Hinduism Today was launched in 1979 by Sivaya Subramuniyaswami (Gurudeva), published by his non-profit organization Himalayan Academy. The magazine was originally known as The New Saivite World, a small black-and-white periodical without a fixed publication schedule. The first issue appeared in February 1979, with the goal of giving a voice to Gurudeva's worldwide fellowship in a way that was easy to read, simple to produce, mail and handle. The newsletter was to be a people-oriented paper, not so much devoted to philosophy or teaching since the Himalayan Academy was publishing books on Hindu-related metaphysical topics as early as 1957.

In 1996, Sivaya Subramuniyaswami upgraded the newspaper Hinduism Today to a magazine. Recently, the magazine became available online with over 275,000 readers from North America, Europe, India, Singapore, Malaysia, Africa and Mauritius.

The magazine presents, through a Hindu perspective a wide range of topics pressing both to society and the individual. These topics include, but are not limited to, the following: education, culture, cosmology, philosophy, ethics, sociology, film, music, spirituality, food, and travel. In addition to regular writers, contributors include the magazine’s readers as well as the collective wisdom of major thinkers of both the eastern and western traditions, as captured in the magazine's regularly included quotations section. Informative articles also offer profound insights into modern life, with topics such as yoga, vegetarianism, meditation, nonviolence, environmental ethics and family life.

Specific goals of the magazine include:

1. To foster Hindu solidarity as a unity in diversity among all sects and lineages
2. To inform and inspire Hindus worldwide and people interested in Hinduism
3. To dispels myths, illusions and misinformation about Hinduism
4. To protect, preserve and promote the sacred Vedas and the Hindu religion
5. To nurture and monitor the ongoing spiritual Hindu renaissance;
6. To publish a resource for Hindu leaders and educators who promote Sanatana Dharma.

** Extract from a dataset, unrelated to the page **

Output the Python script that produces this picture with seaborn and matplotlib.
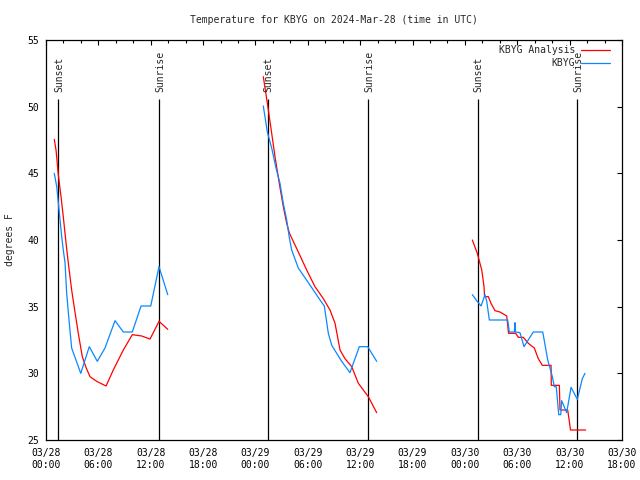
import matplotlib
matplotlib.use("Agg")
import matplotlib.pyplot as plt
import numpy as np
import pandas as pd
import seaborn as sns
from matplotlib.ticker import FixedLocator, MultipleLocator

# ---- data (x = hours since 2024-03-28 00:00 UTC) ----
analysis_h1 = [0.95, 1.15, 1.41, 1.72, 1.98, 2.26, 2.56, 2.94, 3.32, 3.70, 4.16, 4.58, 5.04,
               5.81, 6.88, 7.71, 8.86, 9.89, 10.97, 11.92, 12.95, 13.95]
analysis_t1 = [47.55, 46.75, 44.9, 43.25, 41.75, 40.0, 38.25, 36.25, 34.6, 33.0, 31.25, 30.45, 29.75,
               29.4, 29.05, 30.25, 31.75, 32.9, 32.8, 32.57, 33.9, 33.3]
analysis_h2 = [24.90, 25.40, 25.86, 26.24, 26.73, 27.19, 27.58, 27.90, 28.91, 29.87, 30.82, 31.78,
               32.54, 33.12, 33.69, 34.26, 35.03, 35.79, 36.36, 36.93, 37.89]
analysis_t2 = [52.25, 50.1, 48.0, 46.25, 44.25, 42.5, 41.25, 40.5, 39.1, 37.75, 36.5, 35.6,
               34.75, 33.75, 31.75, 31.1, 30.5, 29.25, 28.75, 28.25, 27.05]
analysis_h3 = [48.85, 49.42, 49.93, 50.19, 50.25, 50.68, 50.99, 51.45, 52.02, 52.79, 53.00, 53.82,
               54.12, 54.69, 55.27, 55.95, 56.41, 56.87, 57.87, 57.90, 58.82, 58.90, 59.78, 60.10, 61.84]
analysis_t3 = [40.0, 39.0, 37.75, 36.5, 35.75, 35.75, 35.25, 34.7, 34.6, 34.3, 33.0, 33.0,
               32.7, 32.7, 32.25, 31.9, 31.1, 30.6, 30.6, 29.1, 29.1, 27.25, 27.25, 25.75, 25.75]

obs_h1 = [0.95, 1.23, 1.41, 1.80, 1.98, 2.18, 2.37, 2.67, 2.94, 3.98, 4.96, 5.88, 6.76, 7.91,
          8.86, 9.89, 10.89, 12.00, 12.95, 13.95]
obs_t1 = [45.0, 44.0, 42.8, 40.25, 39.25, 38.3, 36.0, 33.75, 31.9, 30.0, 32.0, 30.9, 31.9, 33.95,
          33.1, 33.1, 35.05, 35.05, 38.0, 35.9]
obs_h2 = [24.90, 25.36, 25.86, 26.32, 26.81, 27.19, 27.58, 27.90, 28.15, 28.91, 30.63, 31.40,
          31.89, 32.35, 32.74, 33.31, 33.88, 34.83, 35.90, 36.86, 37.89]
obs_t2 = [50.05, 48.1, 46.9, 45.5, 44.25, 42.75, 41.5, 40.1, 39.25, 37.9, 36.25, 35.5,
          35.05, 33.0, 32.1, 31.5, 30.9, 30.05, 32.0, 32.0, 30.9]
obs_h3 = [48.85, 49.35, 49.85, 50.30, 50.50, 50.80, 52.90, 53.09, 53.66, 53.74, 53.80, 54.31,
          54.77, 55.84, 56.92, 57.49, 58.02, 58.24, 58.47, 58.75, 58.98, 59.09, 59.66, 60.16,
          60.88, 61.45, 61.76]
obs_t3 = [35.9, 35.45, 35.05, 35.9, 35.4, 34.0, 34.0, 33.1, 33.1, 33.8, 33.1, 33.05,
          32.0, 33.1, 33.1, 31.0, 29.75, 29.0, 29.0, 26.9, 26.9, 27.95, 27.05, 28.95,
          28.05, 29.6, 30.0]

sunset_h = [1.41, 25.40, 49.47]
sunrise_h = [12.98, 36.93, 60.88]
sun_line_top = 50.57

tick_hours = [0, 6, 12, 18, 24, 30, 36, 42, 48, 54, 60, 66]
tick_labels = ["03/28\n00:00", "03/28\n06:00", "03/28\n12:00", "03/28\n18:00",
               "03/29\n00:00", "03/29\n06:00", "03/29\n12:00", "03/29\n18:00",
               "03/30\n00:00", "03/30\n06:00", "03/30\n12:00", "03/30\n18:00"]
y_ticks = [25, 30, 35, 40, 45, 50, 55]

series_names = ["KBYG Analysis", "KBYG"]
colors = {"KBYG Analysis": "#ff0000", "KBYG": "#0a88ff"}

# ---- build table ----
frames = []
for name, segs in [("KBYG Analysis", [(analysis_h1, analysis_t1), (analysis_h2, analysis_t2), (analysis_h3, analysis_t3)]),
                   ("KBYG", [(obs_h1, obs_t1), (obs_h2, obs_t2), (obs_h3, obs_t3)])]:
    for i, (h, t) in enumerate(segs):
        frames.append(pd.DataFrame({"hour": h, "temp": t, "series": name, "segment": i}))
df = pd.concat(frames, ignore_index=True)

# ---- plot ----
sns.set_style("white")
plt.rcParams['font.family'] = ['DejaVu Sans Mono', 'DejaVu Sans']
plt.rcParams['font.size'] = 7

fig = plt.figure(figsize=(6.4, 4.8), dpi=100)
ax = fig.add_axes([46 / 640, 40 / 480, 576 / 640, 400 / 480])

ax.vlines(sunset_h + sunrise_h, 25, sun_line_top, colors="black", linewidth=0.9, zorder=1)
for h in sunset_h:
    ax.text(h + 0.1, 51.1, "Sunset", rotation=90, ha="center", va="bottom", fontsize=7)
for h in sunrise_h:
    ax.text(h + 0.1, 51.1, "Sunrise", rotation=90, ha="center", va="bottom", fontsize=7)

sns.lineplot(data=df, x="hour", y="temp", hue="series", hue_order=series_names,
             units="segment", estimator=None, sort=False, palette=colors,
             linewidth=0.9, ax=ax, zorder=2)

ax.set_xlim(0, 66)
ax.set_ylim(25, 55)
ax.xaxis.set_major_locator(FixedLocator(tick_hours))
ax.set_xticklabels(tick_labels)
ax.xaxis.set_minor_locator(MultipleLocator(2))
ax.set_yticks(y_ticks)
ax.tick_params(axis="both", which="both", direction="in", top=True, right=True,
               colors="black", labelsize=7, width=0.8)
ax.tick_params(axis="both", which="major", length=3.5)
ax.tick_params(axis="x", which="minor", length=2.2)
ax.tick_params(axis="x", which="major", pad=6)
ax.tick_params(axis="y", which="major", pad=5)
for s in ax.spines.values():
    s.set_color("black")
    s.set_linewidth(0.9)

ax.set_xlabel("")
ax.set_ylabel("degrees F", fontsize=7, labelpad=9)
ax.set_title("Temperature for KBYG on 2024-Mar-28 (time in UTC)", fontsize=7, pad=12)

handles, labels = ax.get_legend_handles_labels()
ax.legend(handles, labels, loc="upper right", bbox_to_anchor=(0.979, 0.987),
          frameon=False, markerfirst=False, fontsize=7, handlelength=3.0,
          handletextpad=0.6, labelspacing=0.32, borderpad=0, borderaxespad=0)

fig.savefig("out.png", dpi=100)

At the World Hindu Congress 2023 in Bangkok, Shri Milind Shrikant Parande (Secretary General of the Vishwa Hindu Parishad, Bharat) and Mohan Madhukar Bhagwat (Sarsanghchalak leader of the Rashtriya Swayamsevak Sangh) jointly presented an award for Hinduism Today to Bodhinatha Veylanswami. Shri Parande introduced the award:

"Hinduism Today’s commitment to nurturing Hindu solidarity, fostering unity and dispelling misconceptions about Hindu Dharma is truly praiseworthy. It has served as a guiding light of knowledge, inspiration and awakening for Hindus across the globe. The unwavering dedication to nurturing the ongoing spiritual Hindu renaissance and providing a valuable resource for Indian leaders and educators is immeasurable."